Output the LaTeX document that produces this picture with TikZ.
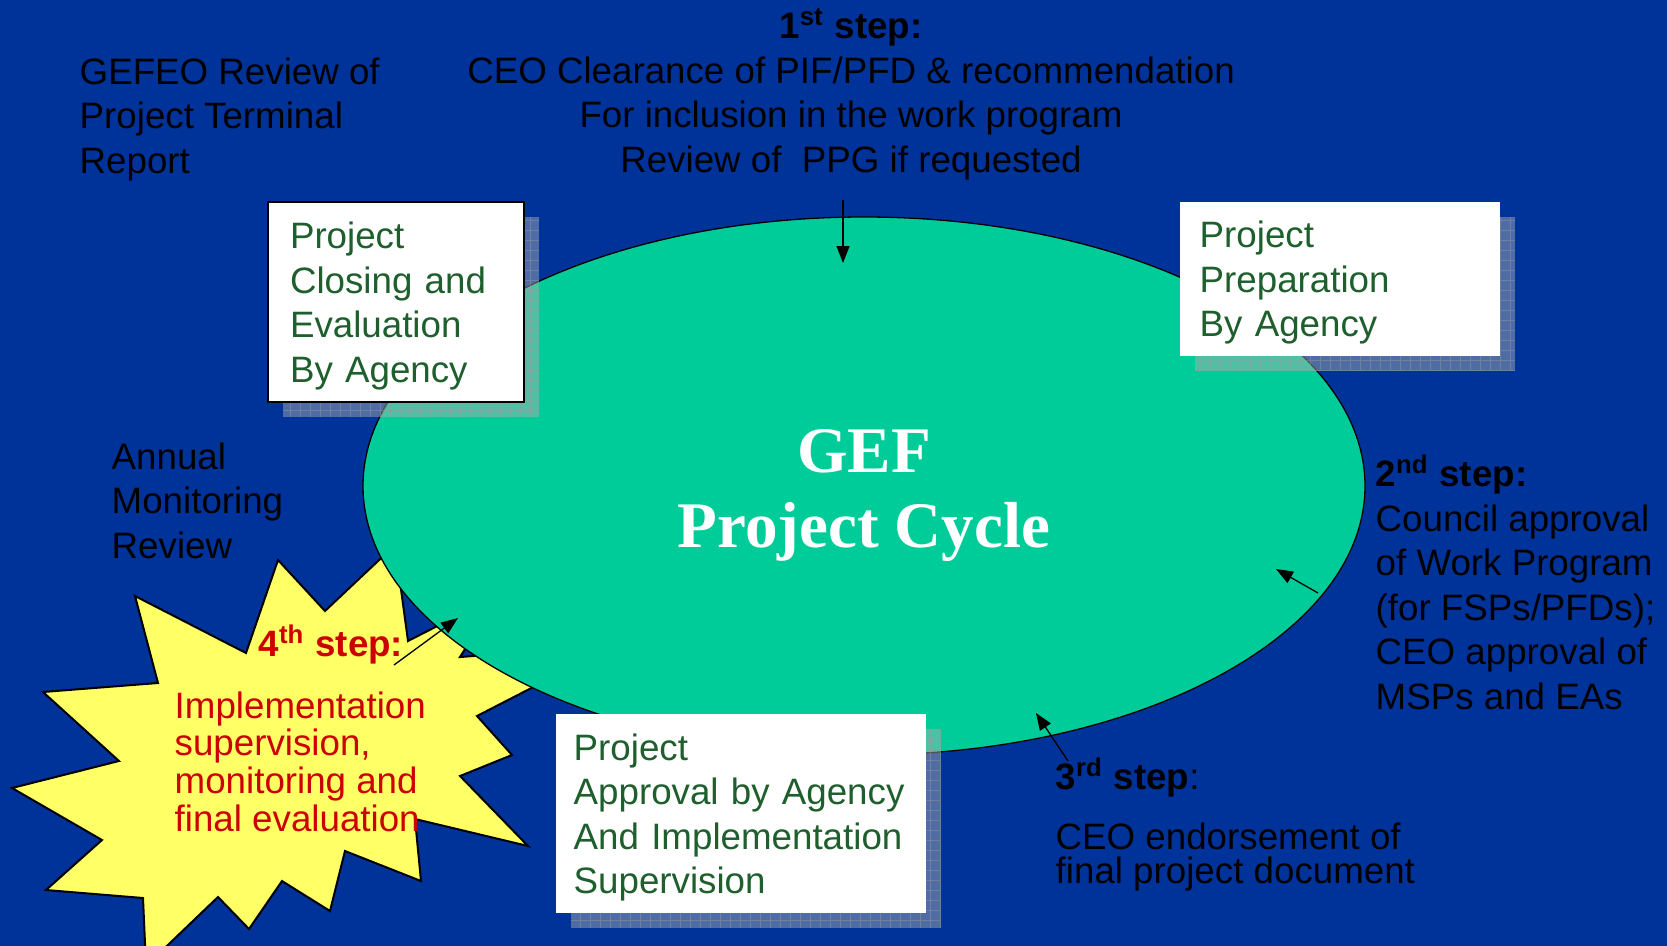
\documentclass[tikz,border=0pt]{standalone}
\usepackage{fontspec}
\setmainfont{Liberation Sans}
\newfontfamily\gefserif{Liberation Serif}
\usetikzlibrary{arrows.meta,shapes.geometric}
\definecolor{gefblue}{RGB}{0,51,153}
\definecolor{gefgreen}{RGB}{0,204,153}
\definecolor{gefstar}{RGB}{255,255,102}
\definecolor{gefink}{RGB}{30,95,45}
\definecolor{gefred}{RGB}{204,0,0}
\tikzset{
  geftext/.style={font=\fontsize{10.45}{12.66}\selectfont, inner sep=0pt,
    align=left, anchor=base west},
  gefcard/.style={fill=white, text=gefink, anchor=north west, align=left,
    inner xsep=2mm, inner ysep=0pt, text height=3.5mm,
    font=\fontsize{10.45}{12.66}\selectfont},
  gefshadow/.style={fill=gray!60, fill opacity=0.45},
  gefgrid/.style={draw=gray!80, opacity=0.45, line width=0.08mm},
  gefarrow/.style={-{Triangle[length=1.7mm, width=1.3mm]}, line width=0.13mm, black},
}

\begin{document}
\begin{tikzpicture}[x=0.1mm, y=-0.1mm]
  \useasboundingbox (0,0) rectangle (1667,946);
  \fill[gefblue] (0,0) rectangle (1667,946);

  % burst behind the cycle
  \begin{scope}
    \clip (0,0) rectangle (1667,946);
    \filldraw[fill=gefstar, draw=black, line width=0.2mm, line join=miter]
      (278,560) -- (325,611) -- (395,545) -- (408,641) -- (500,594)
      -- (460,657) -- (530,652) -- (545,681) -- (477,716) -- (512,755)
      -- (460,776) -- (528,846) -- (415,819) -- (421,881) -- (345,851)
      -- (330,911) -- (282,881) -- (249,929) -- (218,897) -- (146,966)
      -- (143,898) -- (46,890) -- (102,840) -- (12,788) -- (119,761)
      -- (43,692) -- (158,683) -- (135,596) -- (246,653) -- cycle;
  \end{scope}

  \node[ellipse, fill=gefgreen, draw=black, line width=0.13mm,
    minimum width=100.2mm, minimum height=53.8mm] (cycle) at (864,486) {};
  \node[font=\gefserif\bfseries\fontsize{18.5}{21.3}\selectfont, text=white,
    align=center, anchor=base, inner sep=0pt] (title) at (864,547)
    {GEF\\Project Cycle};

  % shadows of the cards
  \fill[gefshadow] (283,217) rectangle (539,417);
  \draw[gefgrid, step=1mm] (283,217) grid (539,417);
  \fill[gefshadow] (1195,217) rectangle (1515,371);
  \draw[gefgrid, step=1mm] (1195,217) grid (1515,371);
  \fill[gefshadow] (571,729) rectangle (941,928);
  \draw[gefgrid, step=1mm] (571,729) grid (941,928);

  \node[gefcard, draw=black, line width=0.2mm, inner xsep=2.2mm,
    text width=21.2mm, minimum height=20mm] (closing) at (267,201)
    {Project\\Closing and\\Evaluation\\By Agency};
  \node[gefcard, text width=28mm, minimum height=15.4mm] (prep) at (1179,201)
    {Project\\Preparation\\By Agency};
  \node[gefcard, inner xsep=1.8mm, text width=33.4mm, minimum height=19.9mm]
    (approval) at (555,713)
    {Project\\Approval by Agency\\And Implementation\\Supervision};

  % multi-line labels sit on the baseline of their last line
  \node[geftext, align=center, anchor=base] (step1) at (851,172)
    {\textbf{1\textsuperscript{st} step:}\\CEO Clearance of PIF/PFD \& recommendation\\
     For inclusion in the work program\\Review of\ \ PPG if requested};
  \node[geftext] (gefeo) at (79,173) {GEFEO Review of\\Project Terminal\\Report};
  \node[geftext] (annual) at (111,558) {Annual\\Monitoring\\Review};
  \node[geftext] (step2) at (1375,709)
    {\textbf{2\textsuperscript{nd} step:}\\Council approval\\of Work Program\\
     (for FSPs/PFDs);\\CEO approval of\\MSPs and EAs};
  \node[geftext, font=\fontsize{10.45}{9.67}\selectfont] (step3) at (1055,883)
    {\textbf{3\textsuperscript{rd} step}:\\[2.2mm]CEO endorsement of\\final project document};
  \node[geftext, text=gefred, font=\fontsize{10.45}{12.66}\selectfont\bfseries]
    (step4) at (258,656) {4\textsuperscript{th} step:};
  \node[geftext, text=gefred, font=\fontsize{10.45}{10.7}\selectfont] (step4text)
    at (174,831) {Implementation\\supervision,\\monitoring and\\final evaluation};

  \coordinate (s1from) at (843,200);
  \coordinate (s1to) at (843,263);
  \coordinate (s2from) at (1318,593);
  \coordinate (s2to) at (1276,569);
  \coordinate (s3from) at (1068,761);
  \coordinate (s3to) at (1036,713);
  \coordinate (s4from) at (394,665);
  \coordinate (s4to) at (458,618);
  \draw[gefarrow] (s1from) -- (s1to);
  \draw[gefarrow] (s2from) -- (s2to);
  \draw[gefarrow] (s3from) -- (s3to);
  \draw[gefarrow] (s4from) -- (s4to);
\end{tikzpicture}
\end{document}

**Short exercise:** Skip every picture and transcribe the data above exactly.

**Complete response:**
Output the LaTeX document that produces this picture with TikZ.
\documentclass[tikz,border=0pt]{standalone}
\usepackage{fontspec}
\setmainfont{Liberation Sans}
\newfontfamily\gefserif{Liberation Serif}
\usetikzlibrary{arrows.meta,shapes.geometric}
\definecolor{gefblue}{RGB}{0,51,153}
\definecolor{gefgreen}{RGB}{0,204,153}
\definecolor{gefstar}{RGB}{255,255,102}
\definecolor{gefink}{RGB}{30,95,45}
\definecolor{gefred}{RGB}{204,0,0}
\tikzset{
  geftext/.style={font=\fontsize{10.45}{12.66}\selectfont, inner sep=0pt,
    align=left, anchor=base west},
  gefcard/.style={fill=white, text=gefink, anchor=north west, align=left,
    inner xsep=2mm, inner ysep=0pt, text height=3.5mm,
    font=\fontsize{10.45}{12.66}\selectfont},
  gefshadow/.style={fill=gray!60, fill opacity=0.45},
  gefgrid/.style={draw=gray!80, opacity=0.45, line width=0.08mm},
  gefarrow/.style={-{Triangle[length=1.7mm, width=1.3mm]}, line width=0.13mm, black},
}

\begin{document}
\begin{tikzpicture}[x=0.1mm, y=-0.1mm]
  \useasboundingbox (0,0) rectangle (1667,946);
  \fill[gefblue] (0,0) rectangle (1667,946);

  % burst behind the cycle
  \begin{scope}
    \clip (0,0) rectangle (1667,946);
    \filldraw[fill=gefstar, draw=black, line width=0.2mm, line join=miter]
      (278,560) -- (325,611) -- (395,545) -- (408,641) -- (500,594)
      -- (460,657) -- (530,652) -- (545,681) -- (477,716) -- (512,755)
      -- (460,776) -- (528,846) -- (415,819) -- (421,881) -- (345,851)
      -- (330,911) -- (282,881) -- (249,929) -- (218,897) -- (146,966)
      -- (143,898) -- (46,890) -- (102,840) -- (12,788) -- (119,761)
      -- (43,692) -- (158,683) -- (135,596) -- (246,653) -- cycle;
  \end{scope}

  \node[ellipse, fill=gefgreen, draw=black, line width=0.13mm,
    minimum width=100.2mm, minimum height=53.8mm] (cycle) at (864,486) {};
  \node[font=\gefserif\bfseries\fontsize{18.5}{21.3}\selectfont, text=white,
    align=center, anchor=base, inner sep=0pt] (title) at (864,547)
    {GEF\\Project Cycle};

  % shadows of the cards
  \fill[gefshadow] (283,217) rectangle (539,417);
  \draw[gefgrid, step=1mm] (283,217) grid (539,417);
  \fill[gefshadow] (1195,217) rectangle (1515,371);
  \draw[gefgrid, step=1mm] (1195,217) grid (1515,371);
  \fill[gefshadow] (571,729) rectangle (941,928);
  \draw[gefgrid, step=1mm] (571,729) grid (941,928);

  \node[gefcard, draw=black, line width=0.2mm, inner xsep=2.2mm,
    text width=21.2mm, minimum height=20mm] (closing) at (267,201)
    {Project\\Closing and\\Evaluation\\By Agency};
  \node[gefcard, text width=28mm, minimum height=15.4mm] (prep) at (1179,201)
    {Project\\Preparation\\By Agency};
  \node[gefcard, inner xsep=1.8mm, text width=33.4mm, minimum height=19.9mm]
    (approval) at (555,713)
    {Project\\Approval by Agency\\And Implementation\\Supervision};

  % multi-line labels sit on the baseline of their last line
  \node[geftext, align=center, anchor=base] (step1) at (851,172)
    {\textbf{1\textsuperscript{st} step:}\\CEO Clearance of PIF/PFD \& recommendation\\
     For inclusion in the work program\\Review of\ \ PPG if requested};
  \node[geftext] (gefeo) at (79,173) {GEFEO Review of\\Project Terminal\\Report};
  \node[geftext] (annual) at (111,558) {Annual\\Monitoring\\Review};
  \node[geftext] (step2) at (1375,709)
    {\textbf{2\textsuperscript{nd} step:}\\Council approval\\of Work Program\\
     (for FSPs/PFDs);\\CEO approval of\\MSPs and EAs};
  \node[geftext, font=\fontsize{10.45}{9.67}\selectfont] (step3) at (1055,883)
    {\textbf{3\textsuperscript{rd} step}:\\[2.2mm]CEO endorsement of\\final project document};
  \node[geftext, text=gefred, font=\fontsize{10.45}{12.66}\selectfont\bfseries]
    (step4) at (258,656) {4\textsuperscript{th} step:};
  \node[geftext, text=gefred, font=\fontsize{10.45}{10.7}\selectfont] (step4text)
    at (174,831) {Implementation\\supervision,\\monitoring and\\final evaluation};

  \coordinate (s1from) at (843,200);
  \coordinate (s1to) at (843,263);
  \coordinate (s2from) at (1318,593);
  \coordinate (s2to) at (1276,569);
  \coordinate (s3from) at (1068,761);
  \coordinate (s3to) at (1036,713);
  \coordinate (s4from) at (394,665);
  \coordinate (s4to) at (458,618);
  \draw[gefarrow] (s1from) -- (s1to);
  \draw[gefarrow] (s2from) -- (s2to);
  \draw[gefarrow] (s3from) -- (s3to);
  \draw[gefarrow] (s4from) -- (s4to);
\end{tikzpicture}
\end{document}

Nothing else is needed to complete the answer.